= Short task =
Leave out the pictures and repeat the rest of the material exactly.

= Material provided =

* BEGIN *

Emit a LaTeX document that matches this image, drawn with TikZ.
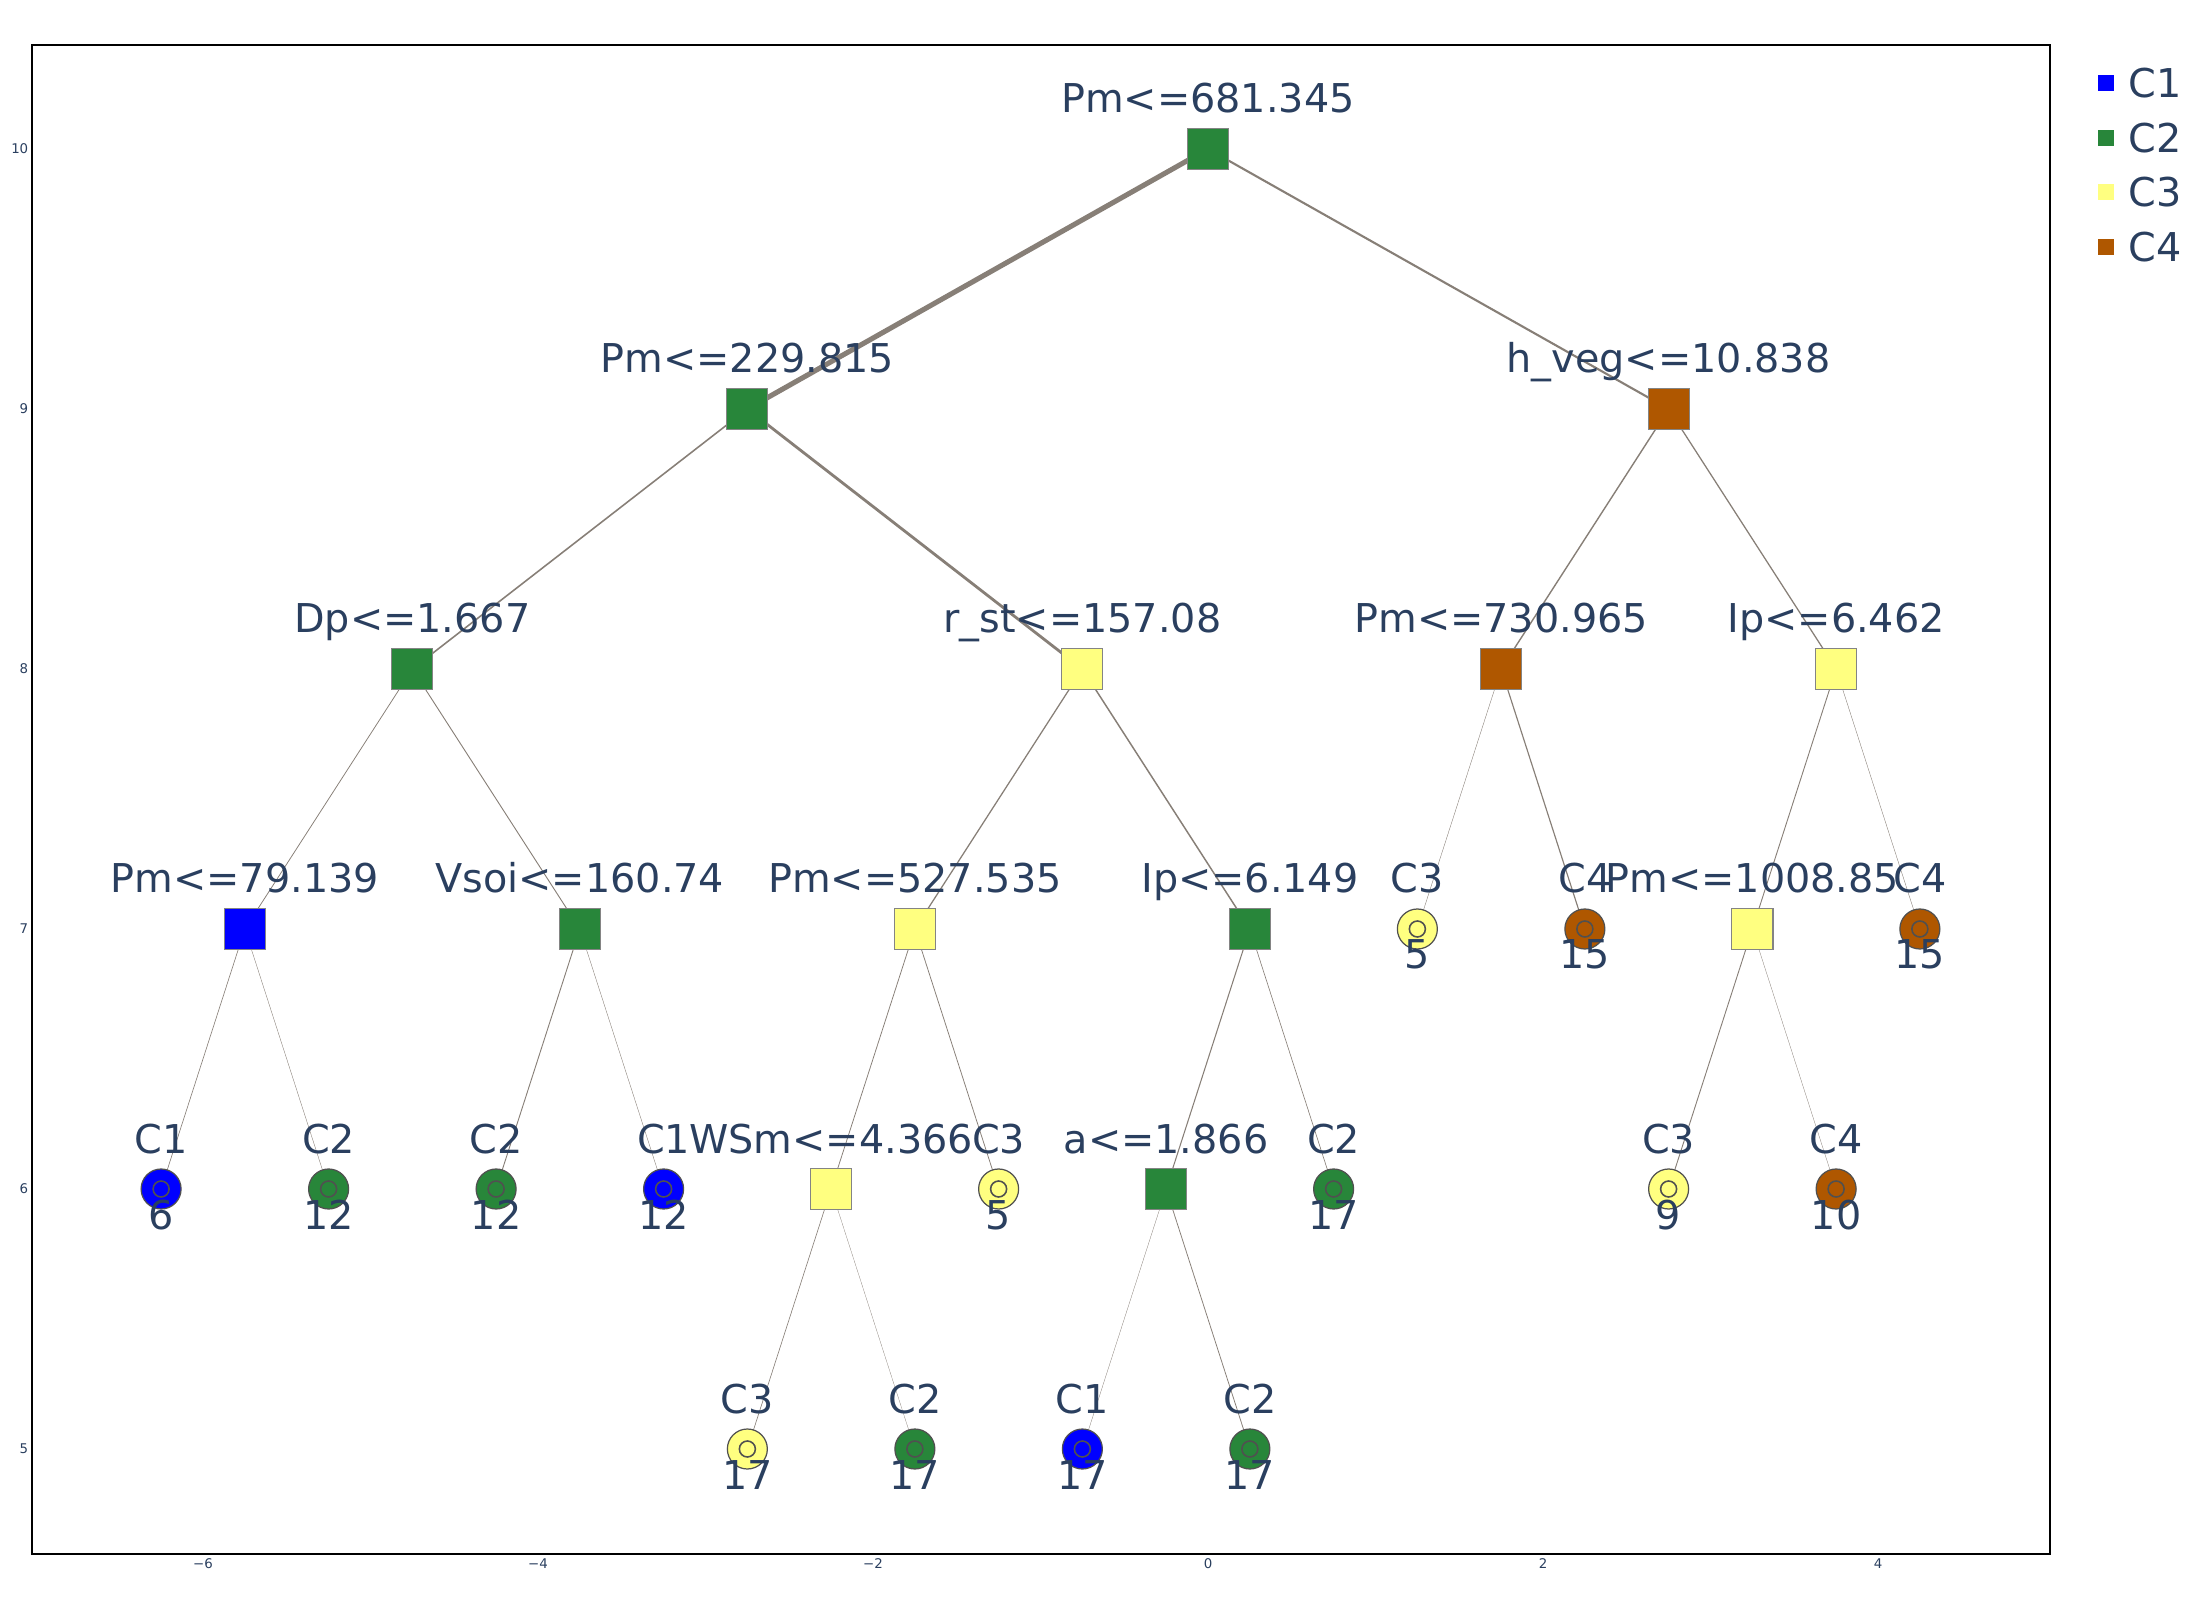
\documentclass[tikz,border=0pt]{standalone}
\usepackage{fontspec}
\setmainfont{DejaVu Sans}
\pgfdeclarelayer{background}
\pgfsetlayers{background,main}

\definecolor{txt}{RGB}{42,63,95}
\definecolor{cone}{RGB}{0,0,255}
\definecolor{ctwo}{RGB}{40,134,58}
\definecolor{cthree}{RGB}{255,255,128}
\definecolor{cfour}{RGB}{175,87,0}
\definecolor{edgecol}{RGB}{135,127,119}
\definecolor{markline}{RGB}{80,80,80}

\newcommand\lblfont{\fontsize{11.3}{13}\selectfont}
\newcommand\tickfont{\fontsize{3.8}{4.5}\selectfont}

\tikzset{
  split/.style={rectangle, minimum size=0.41cm, inner sep=0pt, draw=markline!70, line width=0.35pt},
  leaf/.style={circle, minimum size=0.40cm, inner sep=0pt, draw=markline, line width=0.35pt,
    path picture={\draw[markline, line width=0.45pt] (path picture bounding box.center) circle (0.08cm);}},
  head/.style={anchor=base, inner sep=0pt, text=txt, font=\lblfont, yshift=0.36cm},
  count/.style={anchor=base, inner sep=0pt, text=txt, font=\lblfont, yshift=-0.40cm},
  tree edge/.style={draw=edgecol},
  tick/.style={inner sep=0pt, text=txt, font=\tickfont},
  legsq/.style={rectangle, minimum size=0.16cm, inner sep=0pt},
  legtext/.style={anchor=base west, inner sep=0pt, text=txt, font=\lblfont},
}

\begin{document}
\begin{tikzpicture}[x=1.675cm, y=2.6cm]
\useasboundingbox (-7.2119,4.4192) rectangle (5.9224,10.5731);

% plot frame
\draw[black, line width=0.45pt] (-7.021,4.596) rectangle (5.027,10.4);

% axis tick labels
\foreach \v in {5,...,10}
  \node[tick, anchor=east] (ytick\v) at (-7.039,\v) {\v};
\foreach \v/\t in {-6/−6, -4/−4, -2/−2, 0/0, 2/2, 4/4}
  \node[tick] (xtick\v) at (\v,4.558) {\t};

% split nodes
\node[split, fill=ctwo]   (r)  at (0,10)    {};
\node[split, fill=ctwo]   (a1) at (-2.75,9) {};
\node[split, fill=cfour]  (a2) at (2.75,9)  {};
\node[split, fill=ctwo]   (b1) at (-4.75,8) {};
\node[split, fill=cthree] (b2) at (-0.75,8) {};
\node[split, fill=cfour]  (b3) at (1.75,8)  {};
\node[split, fill=cthree] (b4) at (3.75,8)  {};
\node[split, fill=cone]   (c1) at (-5.75,7) {};
\node[split, fill=ctwo]   (c2) at (-3.75,7) {};
\node[split, fill=cthree] (c3) at (-1.75,7) {};
\node[split, fill=ctwo]   (c4) at (0.25,7)  {};
\node[split, fill=cthree] (c5) at (3.25,7)  {};
\node[split, fill=cthree] (d1) at (-2.25,6) {};
\node[split, fill=ctwo]   (d2) at (-0.25,6) {};

\node[head] (r-t)  at (r.center)  {Pm<=681.345};
\node[head] (a1-t) at (a1.center) {Pm<=229.815};
\node[head] (a2-t) at (a2.center) {h\_veg<=10.838};
\node[head] (b1-t) at (b1.center) {Dp<=1.667};
\node[head] (b2-t) at (b2.center) {r\_st<=157.08};
\node[head] (b3-t) at (b3.center) {Pm<=730.965};
\node[head] (b4-t) at (b4.center) {Ip<=6.462};
\node[head] (c1-t) at (c1.center) {Pm<=79.139};
\node[head] (c2-t) at (c2.center) {Vsoi<=160.74};
\node[head] (c3-t) at (c3.center) {Pm<=527.535};
\node[head] (c4-t) at (c4.center) {Ip<=6.149};
\node[head] (c5-t) at (c5.center) {Pm<=1008.85};
\node[head] (d1-t) at (d1.center) {WSm<=4.366};
\node[head] (d2-t) at (d2.center) {a<=1.866};

% leaves: name / x / y / class / colour / count
\foreach \n/\x/\y/\k/\c/\s in {
    l1/1.25/7/3/cthree/5,   l2/2.25/7/4/cfour/15,   l3/4.25/7/4/cfour/15,
    l4/-6.25/6/1/cone/6,    l5/-5.25/6/2/ctwo/12,   l6/-4.25/6/2/ctwo/12,
    l7/-3.25/6/1/cone/12,   l8/-1.25/6/3/cthree/5,  l9/0.75/6/2/ctwo/17,
    l10/2.75/6/3/cthree/9,  l11/3.75/6/4/cfour/10,
    l12/-2.75/5/3/cthree/17, l13/-1.75/5/2/ctwo/17, l14/-0.75/5/1/cone/17,
    l15/0.25/5/2/ctwo/17} {
  \node[leaf, fill=\c] (\n) at (\x,\y) {};
  \node[head]  (\n-t) at (\n.center) {C\k};
  \node[count] (\n-n) at (\n.center) {\s};
}

% connectors, width following the branch weight
\begin{pgfonlayer}{background}
\foreach \a/\b/\w in {
    r/a1/1.45, r/a2/0.6,
    a1/b1/0.45, a1/b2/0.8, a2/b3/0.4, a2/b4/0.36,
    b1/c1/0.22, b1/c2/0.26, b2/c3/0.36, b2/c4/0.42,
    b3/l1/0.11, b3/l2/0.33, b4/c5/0.26, b4/l3/0.11,
    c1/l4/0.18, c1/l5/0.11, c2/l6/0.26, c2/l7/0.11,
    c3/d1/0.22, c3/l8/0.22, c4/d2/0.3, c4/l9/0.18,
    c5/l10/0.26, c5/l11/0.09,
    d1/l12/0.18, d1/l13/0.08, d2/l14/0.09, d2/l15/0.22}
  \draw[tree edge, line width=\w pt] (\a.center) -- (\b.center);
\end{pgfonlayer}

% legend
\foreach \i/\c/\y in {1/cone/10.254, 2/ctwo/10.042, 3/cthree/9.835, 4/cfour/9.623} {
  \node[legsq, fill=\c] (leg\i) at (5.361,\y) {};
  \node[legtext] (leg\i-t) at ([xshift=0.22cm, yshift=-0.145cm]leg\i.center) {C\i};
}
\end{tikzpicture}
\end{document}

* END *

= Result of the exercise =
Emit a LaTeX document that matches this image, drawn with TikZ.
\documentclass[tikz,border=0pt]{standalone}
\usepackage{fontspec}
\setmainfont{DejaVu Sans}
\pgfdeclarelayer{background}
\pgfsetlayers{background,main}

\definecolor{txt}{RGB}{42,63,95}
\definecolor{cone}{RGB}{0,0,255}
\definecolor{ctwo}{RGB}{40,134,58}
\definecolor{cthree}{RGB}{255,255,128}
\definecolor{cfour}{RGB}{175,87,0}
\definecolor{edgecol}{RGB}{135,127,119}
\definecolor{markline}{RGB}{80,80,80}

\newcommand\lblfont{\fontsize{11.3}{13}\selectfont}
\newcommand\tickfont{\fontsize{3.8}{4.5}\selectfont}

\tikzset{
  split/.style={rectangle, minimum size=0.41cm, inner sep=0pt, draw=markline!70, line width=0.35pt},
  leaf/.style={circle, minimum size=0.40cm, inner sep=0pt, draw=markline, line width=0.35pt,
    path picture={\draw[markline, line width=0.45pt] (path picture bounding box.center) circle (0.08cm);}},
  head/.style={anchor=base, inner sep=0pt, text=txt, font=\lblfont, yshift=0.36cm},
  count/.style={anchor=base, inner sep=0pt, text=txt, font=\lblfont, yshift=-0.40cm},
  tree edge/.style={draw=edgecol},
  tick/.style={inner sep=0pt, text=txt, font=\tickfont},
  legsq/.style={rectangle, minimum size=0.16cm, inner sep=0pt},
  legtext/.style={anchor=base west, inner sep=0pt, text=txt, font=\lblfont},
}

\begin{document}
\begin{tikzpicture}[x=1.675cm, y=2.6cm]
\useasboundingbox (-7.2119,4.4192) rectangle (5.9224,10.5731);

% plot frame
\draw[black, line width=0.45pt] (-7.021,4.596) rectangle (5.027,10.4);

% axis tick labels
\foreach \v in {5,...,10}
  \node[tick, anchor=east] (ytick\v) at (-7.039,\v) {\v};
\foreach \v/\t in {-6/−6, -4/−4, -2/−2, 0/0, 2/2, 4/4}
  \node[tick] (xtick\v) at (\v,4.558) {\t};

% split nodes
\node[split, fill=ctwo]   (r)  at (0,10)    {};
\node[split, fill=ctwo]   (a1) at (-2.75,9) {};
\node[split, fill=cfour]  (a2) at (2.75,9)  {};
\node[split, fill=ctwo]   (b1) at (-4.75,8) {};
\node[split, fill=cthree] (b2) at (-0.75,8) {};
\node[split, fill=cfour]  (b3) at (1.75,8)  {};
\node[split, fill=cthree] (b4) at (3.75,8)  {};
\node[split, fill=cone]   (c1) at (-5.75,7) {};
\node[split, fill=ctwo]   (c2) at (-3.75,7) {};
\node[split, fill=cthree] (c3) at (-1.75,7) {};
\node[split, fill=ctwo]   (c4) at (0.25,7)  {};
\node[split, fill=cthree] (c5) at (3.25,7)  {};
\node[split, fill=cthree] (d1) at (-2.25,6) {};
\node[split, fill=ctwo]   (d2) at (-0.25,6) {};

\node[head] (r-t)  at (r.center)  {Pm<=681.345};
\node[head] (a1-t) at (a1.center) {Pm<=229.815};
\node[head] (a2-t) at (a2.center) {h\_veg<=10.838};
\node[head] (b1-t) at (b1.center) {Dp<=1.667};
\node[head] (b2-t) at (b2.center) {r\_st<=157.08};
\node[head] (b3-t) at (b3.center) {Pm<=730.965};
\node[head] (b4-t) at (b4.center) {Ip<=6.462};
\node[head] (c1-t) at (c1.center) {Pm<=79.139};
\node[head] (c2-t) at (c2.center) {Vsoi<=160.74};
\node[head] (c3-t) at (c3.center) {Pm<=527.535};
\node[head] (c4-t) at (c4.center) {Ip<=6.149};
\node[head] (c5-t) at (c5.center) {Pm<=1008.85};
\node[head] (d1-t) at (d1.center) {WSm<=4.366};
\node[head] (d2-t) at (d2.center) {a<=1.866};

% leaves: name / x / y / class / colour / count
\foreach \n/\x/\y/\k/\c/\s in {
    l1/1.25/7/3/cthree/5,   l2/2.25/7/4/cfour/15,   l3/4.25/7/4/cfour/15,
    l4/-6.25/6/1/cone/6,    l5/-5.25/6/2/ctwo/12,   l6/-4.25/6/2/ctwo/12,
    l7/-3.25/6/1/cone/12,   l8/-1.25/6/3/cthree/5,  l9/0.75/6/2/ctwo/17,
    l10/2.75/6/3/cthree/9,  l11/3.75/6/4/cfour/10,
    l12/-2.75/5/3/cthree/17, l13/-1.75/5/2/ctwo/17, l14/-0.75/5/1/cone/17,
    l15/0.25/5/2/ctwo/17} {
  \node[leaf, fill=\c] (\n) at (\x,\y) {};
  \node[head]  (\n-t) at (\n.center) {C\k};
  \node[count] (\n-n) at (\n.center) {\s};
}

% connectors, width following the branch weight
\begin{pgfonlayer}{background}
\foreach \a/\b/\w in {
    r/a1/1.45, r/a2/0.6,
    a1/b1/0.45, a1/b2/0.8, a2/b3/0.4, a2/b4/0.36,
    b1/c1/0.22, b1/c2/0.26, b2/c3/0.36, b2/c4/0.42,
    b3/l1/0.11, b3/l2/0.33, b4/c5/0.26, b4/l3/0.11,
    c1/l4/0.18, c1/l5/0.11, c2/l6/0.26, c2/l7/0.11,
    c3/d1/0.22, c3/l8/0.22, c4/d2/0.3, c4/l9/0.18,
    c5/l10/0.26, c5/l11/0.09,
    d1/l12/0.18, d1/l13/0.08, d2/l14/0.09, d2/l15/0.22}
  \draw[tree edge, line width=\w pt] (\a.center) -- (\b.center);
\end{pgfonlayer}

% legend
\foreach \i/\c/\y in {1/cone/10.254, 2/ctwo/10.042, 3/cthree/9.835, 4/cfour/9.623} {
  \node[legsq, fill=\c] (leg\i) at (5.361,\y) {};
  \node[legtext] (leg\i-t) at ([xshift=0.22cm, yshift=-0.145cm]leg\i.center) {C\i};
}
\end{tikzpicture}
\end{document}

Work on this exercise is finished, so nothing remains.